Transatlantic Radicals and the Early American Republic

Michael Durey

Transatlantic Radicals and the Early American Republic
Format
Hardback
Publisher
University Press of Kansas
Country
United States
Published
1 May 1997
Pages
540
ISBN
9780700608232

Transatlantic Radicals and the Early American Republic

Michael Durey

In the transatlantic world of the late eighteenth century, easterly winds blew radical thought to America. Thomas Paine had already arrived on these shores in 1774 and made his mark as a radical pamphleteer during the Revolution. In his wake followed more than 200 other radical exiles–English Dissenters, Whigs, and Painites; Scottish lads o'parts; and Irish patriots–who became influential newspaper writers and editors and helped change the nature of political discourse in a young nation.

Michael Durey has written the first full-scale analysis of these radicals, evaluating the long-term influence their ideas have had on American political thought.

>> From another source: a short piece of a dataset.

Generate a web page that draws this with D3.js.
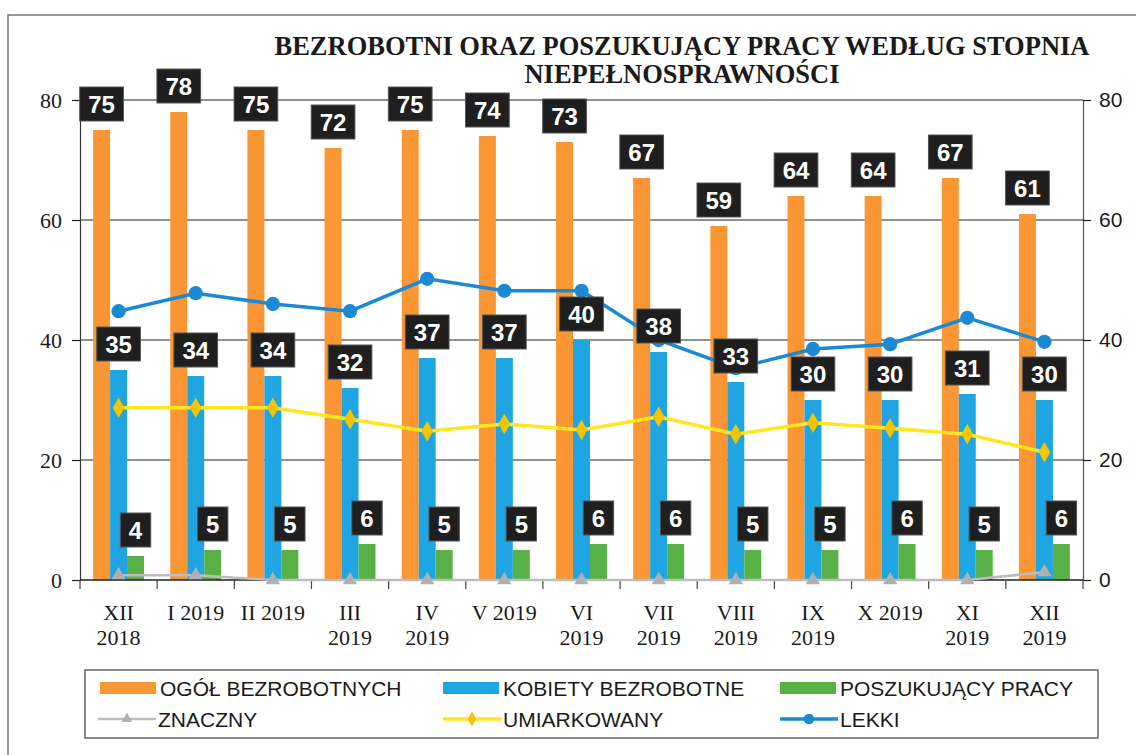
<!DOCTYPE html>
<html>
<head>
<meta charset="utf-8">
<script src="https://cdn.jsdelivr.net/npm/d3@7"></script>
<style>
  body { margin: 0; background: #fff; }
  svg { display: block; }
</style>
</head>
<body>
<div id="chart"></div>
<script>
// data
var months = ["XII 2018", "I 2019", "II 2019", "III 2019", "IV 2019", "V 2019", "VI 2019",
              "VII 2019", "VIII 2019", "IX 2019", "X 2019", "XI 2019", "XII 2019"];
var monthLines = [["XII", "2018"], ["I 2019"], ["II 2019"], ["III", "2019"], ["IV", "2019"], ["V 2019"],
                  ["VI", "2019"], ["VII", "2019"], ["VIII", "2019"], ["IX", "2019"], ["X 2019"],
                  ["XI", "2019"], ["XII", "2019"]];
var ogol = [75, 78, 75, 72, 75, 74, 73, 67, 59, 64, 64, 67, 61];
var kobiety = [35, 34, 34, 32, 37, 37, 40, 38, 33, 30, 30, 31, 30];
var poszukujacy = [4, 5, 5, 6, 5, 5, 6, 6, 5, 5, 6, 5, 6];
var znaczny = [0.8, 0.8, 0, 0, 0, 0, 0, 0, 0, 0, 0, 0, 1.3];
var umiarkowany = [28.7, 28.7, 28.7, 26.8, 24.8, 26.0, 25.0, 27.2, 24.3, 26.2, 25.3, 24.3, 21.3];
var lekki = [44.8, 47.8, 46.0, 44.8, 50.2, 48.2, 48.2, 40.0, 35.3, 38.5, 39.3, 43.7, 39.7];
var yTicks = [0, 20, 40, 60, 80];

var barSeries = [
  {name: "OGÓŁ BEZROBOTNYCH", values: ogol, color: "#fa9634"},
  {name: "KOBIETY BEZROBOTNE", values: kobiety, color: "#1fa6e2"},
  {name: "POSZUKUJĄCY PRACY", values: poszukujacy, color: "#58b146"}
];
var lineSeries = [
  {name: "ZNACZNY", values: znaczny, color: "#bdbdbd", marker: "#b0b0b0", symbol: d3.symbolTriangle, size: 90, width: 2.5},
  {name: "UMIARKOWANY", values: umiarkowany, color: "#ffe61e", marker: "#f3c400", symbol: d3.symbolDiamond, size: 120, width: 3.5},
  {name: "LEKKI", values: lekki, color: "#1c89d4", marker: "#1c89d4", symbol: d3.symbolCircle, size: 160, width: 3.5}
];

var width = 1136, height = 755;
var plotLeft = 80, plotRight = 1083, plotTop = 100, plotBottom = 580;

var svg = d3.select("#chart").append("svg")
  .attr("width", width)
  .attr("height", height);

// outer frame of the scanned chart
svg.append("path")
  .attr("d", "M8,755 V15 H1136")
  .attr("fill", "none")
  .attr("stroke", "#777")
  .attr("stroke-width", 1.5);

// title
var title = svg.append("text")
  .attr("x", 682)
  .attr("y", 55)
  .attr("text-anchor", "middle")
  .attr("font-family", "'Liberation Serif', 'Times New Roman', serif")
  .attr("font-weight", "bold")
  .attr("font-size", 26.5)
  .attr("fill", "#1a1a1a");
title.append("tspan").attr("x", 682).attr("dy", 0).text("BEZROBOTNI ORAZ POSZUKUJĄCY PRACY WEDŁUG STOPNIA");
title.append("tspan").attr("x", 682).attr("dy", 28).text("NIEPEŁNOSPRAWNOŚCI");

// scales
var x = d3.scaleBand().domain(months).range([plotLeft, plotRight]).padding(0);
var x1 = d3.scaleBand().domain(barSeries.map(function(s) { return s.name; }))
  .range([x.bandwidth() * 0.17, x.bandwidth() * 0.83]);
var y = d3.scaleLinear().domain([0, 80]).range([plotBottom, plotTop]);
var y2 = d3.scaleLinear().domain([0, 80]).range([plotBottom, plotTop]);

// gridlines
svg.append("g")
  .selectAll("line")
  .data(yTicks.filter(function(t) { return t > 0; }))
  .join("line")
  .attr("x1", plotLeft).attr("x2", plotRight)
  .attr("y1", function(d) { return y(d); })
  .attr("y2", function(d) { return y(d); })
  .attr("stroke", "#222")
  .attr("stroke-width", 1.2);

// left axis
var yAxisG = svg.append("g")
  .attr("transform", "translate(" + plotLeft + ",0)")
  .call(d3.axisLeft(y).tickValues(yTicks).tickSize(8).tickPadding(10));
yAxisG.select(".domain").attr("stroke", "#333").attr("stroke-width", 1.2);
yAxisG.selectAll(".tick line").attr("stroke", "#222").attr("stroke-width", 1.2);
yAxisG.selectAll("text")
  .attr("font-family", "'Liberation Serif', 'Times New Roman', serif")
  .attr("font-size", 22)
  .attr("fill", "#1a1a1a");

// right axis
var y2AxisG = svg.append("g")
  .attr("transform", "translate(" + plotRight + ",0)")
  .call(d3.axisRight(y2).tickValues(yTicks).tickSize(8).tickPadding(8));
y2AxisG.select(".domain").attr("stroke", "#555").attr("stroke-width", 1.2);
y2AxisG.selectAll(".tick line").attr("stroke", "#222").attr("stroke-width", 1.2);
y2AxisG.selectAll("text")
  .attr("font-family", "'Liberation Sans', Arial, sans-serif")
  .attr("font-size", 21)
  .attr("fill", "#1a1a1a");

// bars
barSeries.forEach(function(s) {
  svg.append("g")
    .selectAll("rect")
    .data(s.values)
    .join("rect")
    .attr("x", function(d, i) { return x(months[i]) + x1(s.name); })
    .attr("y", function(d) { return y(d); })
    .attr("width", x1.bandwidth())
    .attr("height", function(d) { return y(0) - y(d); })
    .attr("fill", s.color);
});

// x axis line and boundary ticks
svg.append("line")
  .attr("x1", plotLeft).attr("x2", plotRight)
  .attr("y1", y(0)).attr("y2", y(0))
  .attr("stroke", "#222").attr("stroke-width", 1.3);
var bounds = months.map(function(m) { return x(m); }).concat([x.range()[1]]);
svg.append("g")
  .selectAll("line")
  .data(bounds)
  .join("line")
  .attr("x1", function(d) { return d; }).attr("x2", function(d) { return d; })
  .attr("y1", y(0)).attr("y2", y(0) + 9)
  .attr("stroke", "#444").attr("stroke-width", 1.2);

// x labels
var xAxisG = svg.append("g")
  .attr("transform", "translate(0," + y(0) + ")")
  .call(d3.axisBottom(x).tickSize(0).tickFormat(""));
xAxisG.select(".domain").remove();
xAxisG.selectAll(".tick text").remove();
xAxisG.selectAll(".tick")
  .append("text")
  .attr("text-anchor", "middle")
  .attr("font-family", "'Liberation Serif', 'Times New Roman', serif")
  .attr("font-size", 22)
  .attr("fill", "#1a1a1a")
  .each(function(d, i) {
    var t = d3.select(this);
    monthLines[i].forEach(function(line, k) {
      t.append("tspan").attr("x", 0).attr("y", 40 + k * 25).text(line);
    });
  });

// lines
lineSeries.forEach(function(s) {
  var line = d3.line()
    .x(function(d, i) { return x(months[i]) + x.bandwidth() / 2; })
    .y(function(d) { return y2(d); });
  svg.append("path")
    .attr("d", line(s.values))
    .attr("fill", "none")
    .attr("stroke", s.color)
    .attr("stroke-width", s.width);
  svg.append("g")
    .selectAll("path")
    .data(s.values)
    .join("path")
    .attr("transform", function(d, i) {
      return "translate(" + (x(months[i]) + x.bandwidth() / 2) + "," + y2(d) + ")";
    })
    .attr("d", d3.symbol().type(s.symbol).size(s.size))
    .attr("fill", s.marker);
});

// data labels on bars
barSeries.forEach(function(s) {
  var g = svg.append("g");
  s.values.forEach(function(v, i) {
    var cx = x(months[i]) + x1(s.name) + x1.bandwidth() / 2;
    var lab = g.append("g");
    var box = lab.append("rect").attr("fill", "#1f1f1f").attr("stroke", "#555").attr("stroke-width", 1);
    var txt = lab.append("text")
      .attr("x", cx)
      .attr("y", y(v) - 17)
      .attr("text-anchor", "middle")
      .attr("font-family", "'Liberation Sans', Arial, sans-serif")
      .attr("font-weight", "bold")
      .attr("font-size", 24)
      .attr("fill", "#fff")
      .text(v);
    var w = txt.node().getComputedTextLength() + 17;
    box.attr("x", cx - w / 2)
      .attr("y", y(v) - 9 - 34)
      .attr("width", w)
      .attr("height", 34);
  });
});

// legend
svg.append("rect")
  .attr("x", 85).attr("y", 670)
  .attr("width", 1013).attr("height", 68)
  .attr("fill", "#fff")
  .attr("stroke", "#666")
  .attr("stroke-width", 1.5);

var legendPos = [[100, 688], [443, 688], [780, 688], [98, 719], [443, 719], [780, 719]];
var legendItems = barSeries.map(function(s) { return {s: s, bar: true}; })
  .concat(lineSeries.map(function(s) { return {s: s, bar: false}; }));
legendItems.forEach(function(item, i) {
  var p = legendPos[i];
  var g = svg.append("g").attr("transform", "translate(" + p[0] + "," + p[1] + ")");
  if (item.bar) {
    g.append("rect").attr("x", 0).attr("y", -6).attr("width", 56).attr("height", 12).attr("fill", item.s.color);
  } else {
    g.append("line").attr("x1", 0).attr("x2", 58).attr("y1", 0).attr("y2", 0)
      .attr("stroke", item.s.color).attr("stroke-width", item.s.width);
    g.append("path").attr("transform", "translate(29,0)")
      .attr("d", d3.symbol().type(item.s.symbol).size(item.s.size * 0.55))
      .attr("fill", item.s.marker);
  }
  g.append("text")
    .attr("x", 60)
    .attr("y", 8)
    .attr("font-family", "'Liberation Sans', Arial, sans-serif")
    .attr("font-size", 21)
    .attr("fill", "#1a1a1a")
    .text(item.s.name);
});
</script>
</body>
</html>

Transatlantic Radicals uncovers the roots of their radicalism in the Old World and tells the story of how these men came to be exiled, how they emigrated, and how they participated in the politics of their adopted country.

Nearly all of these radicals looked to Paine as their spiritual leader and to Thomas Jefferson as their political champion. They held egalitarian, anti-federalist values and promoted an extreme form of participatory democracy that found a niche in the radical wing of Jefferson’s Republican Party. Their divided views on slavery, however, reveal that democratic republicanism was unable to cope with the realities of that institution.

As political activists during the 1790s, they proved crucial to Jefferson’s 1800 presidential victory; then, after his views moderated and their influence waned, many repatriated, others drifted into anonymity, and a few managed to find success in the New World.

Although many of these men are known to us through other histories, their influence as a group has never before been so closely examined. Durey persuasively demonstrates that the intellectual ferment in Britain did indeed have tremendous influence on American politics. His account of that influence sheds considerable light on transatlantic political history and differences in religious, political, and economic freedoms.

Skillfully balancing a large cast of characters, Transatlantic Radicals depicts the diversity of their experiences and shows how crucial these reluctant emigres were to shaping our republic in its formative years.